Looking through the Archive from Sir John’s time and after, we see the frequent attendance of one of the lesser Romantics, Letitia Landon. Always cursed with being born too late, she was barely 18 in 1820 when the whole movement began running out of steam – Byron and Shelley already quit Blighty never to return (though they could hardly have realised this) and no sooner had she joined than Johnny Keats popped off to Italy and thence popped off his mortal coil. And thus English poetry fell into doldrums that young Lettie to much green to fight against alone, and lacked the rich creative atmosphere of a few years previous in which to steep her somewhat naive couplets and infuse them with passion.
Despite missing her moment, Lettie continued pursuing a career as a freelance scribbler, prose polisher and jobbing poet much to the chagrin of her contemporaries, who considered writing, while a perfectly appropriate occupation for a lady of manners to partake in on the side, in between croquet and crochet, it absolutely must never be a means of one’s subsidence – far better to starve away in a suitably waiflike manner than get one’s lily-white hands dirty with work. Alas, the Archives show that she often encountered just such attitudes on many a Tuesday evening, and may have contributed to her marrying a colonial governor and exchanging Ealing for the Gold Coast.

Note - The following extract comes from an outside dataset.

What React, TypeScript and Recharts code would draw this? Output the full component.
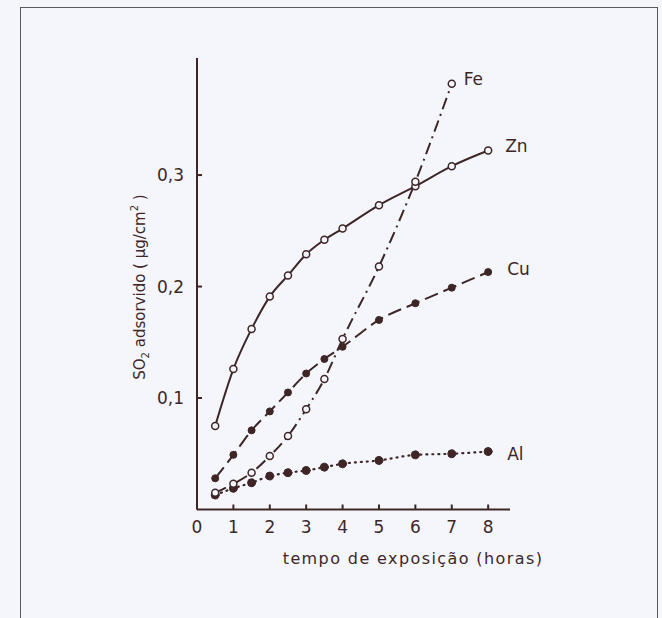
import { LineChart, Line, XAxis, YAxis, Label, LabelList } from 'recharts';

// tempo de exposição (horas)
const hours = [0.5, 1, 1.5, 2, 2.5, 3, 3.5, 4, 5, 6, 7, 8];
const hoursFe = [0.5, 1, 1.5, 2, 2.5, 3, 3.5, 4, 5, 6, 7];

// SO2 adsorvido (µg/cm²)
const zn = [0.075, 0.126, 0.162, 0.191, 0.21, 0.229, 0.242, 0.252, 0.273, 0.29, 0.308, 0.322];
const cu = [0.028, 0.049, 0.071, 0.088, 0.105, 0.122, 0.135, 0.146, 0.17, 0.185, 0.199, 0.213];
const al = [0.013, 0.019, 0.024, 0.03, 0.033, 0.035, 0.038, 0.041, 0.044, 0.049, 0.05, 0.052];
const fe = [0.015, 0.023, 0.033, 0.048, 0.066, 0.09, 0.117, 0.153, 0.218, 0.294, 0.382];

const xTicks = [0, 1, 2, 3, 4, 5, 6, 7, 8];
const yTicks = [0.1, 0.2, 0.3];

const toRows = (xs: number[], ys: number[]) => xs.map((x, i) => ({ x, y: ys[i] }));

const ink = '#3e2626';
const paper = '#f4f6fb';
const font = '"DejaVu Sans", sans-serif';

const openDot = { r: 3.5, fill: paper, stroke: ink, strokeWidth: 1.5, strokeDasharray: 'none' };
const fullDot = (r: number) => ({ r, fill: ink, stroke: ink, strokeWidth: 1, strokeDasharray: 'none' });

const endLabel = (name: string, last: number, dx: number, dy: number) => (props: any) => {
  if (props.index !== last) return null;
  return (
    <text
      x={Number(props.x) + dx}
      y={Number(props.y) + dy}
      fill={ink}
      fontSize={17}
      fontFamily={font}
      dominantBaseline="central"
    >
      {name}
    </text>
  );
};

const YTitle = (props: any) => {
  const vb = props.viewBox;
  const cx = vb.x + 3;
  const cy = 287;
  return (
    <text
      x={cx}
      y={cy}
      transform={`rotate(-90, ${cx}, ${cy})`}
      textAnchor="middle"
      dominantBaseline="central"
      fill={ink}
      fontSize={15}
      fontFamily={font}
    >
      SO<tspan baselineShift="sub" fontSize={10}>2</tspan> adsorvido ( µg/cm
      <tspan baselineShift="super" fontSize={10}>2</tspan> )
    </text>
  );
};

const XTitle = (props: any) => {
  const vb = props.viewBox;
  return (
    <text
      x={vb.x + 216}
      y={vb.y + 49}
      textAnchor="middle"
      dominantBaseline="central"
      fill={ink}
      fontSize={16}
      letterSpacing={1.4}
      fontFamily={font}
    >
      tempo de exposição (horas)
    </text>
  );
};

const tickStyle = { fill: ink, fontSize: 17, fontFamily: font };

export default function App() {
  return (
    <div
      style={{
        position: 'absolute',
        left: 0,
        top: 0,
        width: 662,
        height: 618,
        overflow: 'hidden',
        background: paper,
      }}
    >
      <div
        style={{
          position: 'absolute',
          left: 20,
          top: 7,
          width: 636,
          height: 640,
          border: '1.5px solid #5a5a5a',
        }}
      />
      <div style={{ position: 'absolute', left: 0, top: 0 }}>
        <LineChart width={662} height={618} margin={{ top: 58, right: 152, bottom: 48.5, left: 137 }}>
          <XAxis
            type="number"
            dataKey="x"
            domain={[0, 8.6]}
            ticks={xTicks}
            allowDataOverflow
            height={60}
            stroke={ink}
            strokeWidth={2}
            tickSize={-5}
            tickMargin={16}
            tick={tickStyle}
          >
            <Label content={XTitle} />
          </XAxis>
          <YAxis
            type="number"
            dataKey="y"
            domain={[0, 0.405]}
            ticks={yTicks}
            allowDataOverflow
            width={60}
            stroke={ink}
            strokeWidth={2}
            tickSize={-5}
            tickMargin={18}
            tick={tickStyle}
            tickFormatter={(v: number) => String(v).replace('.', ',')}
          >
            <Label content={YTitle} />
          </YAxis>

          <Line
            data={toRows(hours, zn)}
            dataKey="y"
            type="monotone"
            stroke={ink}
            strokeWidth={2}
            dot={openDot}
            isAnimationActive={false}
          >
            <LabelList content={endLabel('Zn', hours.length - 1, 17, -5)} />
          </Line>
          <Line
            data={toRows(hours, cu)}
            dataKey="y"
            type="monotone"
            stroke={ink}
            strokeWidth={2}
            strokeDasharray="14 6"
            dot={fullDot(3.5)}
            isAnimationActive={false}
          >
            <LabelList content={endLabel('Cu', hours.length - 1, 19, -3)} />
          </Line>
          <Line
            data={toRows(hours, al)}
            dataKey="y"
            type="monotone"
            stroke={ink}
            strokeWidth={2.2}
            strokeDasharray="1 5"
            strokeLinecap="round"
            dot={fullDot(4)}
            isAnimationActive={false}
          >
            <LabelList content={endLabel('Al', hours.length - 1, 19, 2)} />
          </Line>
          <Line
            data={toRows(hoursFe, fe)}
            dataKey="y"
            type="monotone"
            stroke={ink}
            strokeWidth={2}
            strokeDasharray="12 5 2 5"
            dot={openDot}
            isAnimationActive={false}
          >
            <LabelList content={endLabel('Fe', hoursFe.length - 1, 12, -5)} />
          </Line>
        </LineChart>
      </div>
    </div>
  );
}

But I’m very glad to report a seemly absence of know-your-place-isms at this week’s workshop. Peter Francis has been finding new growth from cuttings in his garden, which is more than can be said of deep space, and John Hurley has been despairing of any two things in nature being able to get along. Doig Simmonds meanwhile has been watching a girl turn into a woman in an afternoon, while Alan Chambers has been seeing the sea in a landlocked field and hearing it through the branches of a tree. Meanwhile, Daphne Gloag’s world has all been yellow of late – could it all be the work of a mysterious conjurer ? We then had Martin Choules taking all the fun out of music by his counting up the carbon cost of records, but thankfully new member Rosemary Hodi has been embracing the harshness of Winter with relish, and Pat Francis has been watching a tartan cockney pull off a remarkable balancing act.
It is always saddening to read reports of the bad behaviours of past attendees, but let us not forget that Georgie Byron was quite the bully himself, endlessly mocking Bill Wordsworth’s Northern accent while telling Johnny Keats to stick his nightingale where the sun shineth not. After his sudden departure from these shores the inevitable rumours wasted no time in sprinting round the salons and balls, some suggesting that he had made a pact with the Devil at the Ealing crossroads, while others contested that he had merely been offering directions and was mortified to realise that he had gotten mixed up and accidentally sent Lucifer to bang on pious old Billy Blake’s door. When Lettie started attending some time later these stories were still in currency, especially in the public bar of the Red Lion.
Apparently, it was Leigh Hunt who leant over one evening and conspiratorially reported to her that only he knew the real reason that Georgie Porgy had run away – it seemed that ‘Mister Moody’ lordship had gone off the boil somewhat, and was always getting left to the end before being given a turn, and if they were overrunning on account of Bysshy Shelley bringing along yet another monster in a thousand lines, well, he was often asked if he’d mind forgoing his turn that week. Hunty thought this probably happened once too often, constantly being told that sorry but no, not tonight, until the final week of his attendance when he started up in a rage and dramatically overturn an occasional table, all the while reciting his latest attempt at ottava rima and thoroughly mangling his Spanish pronunciation. But now not only did they have his barely literate verse to contend with, but his wild hysteria to boot – truly had he that night lived upto his reputation of being mad, bad, and dangerous to ‘no’.
Of course, such an anecdote is typical of a man like George Byron, crashing into some poor woman’s story and taking over the narrative focus. And likewise when asked to butt out he went into an epic sulk and flounced off to the continent.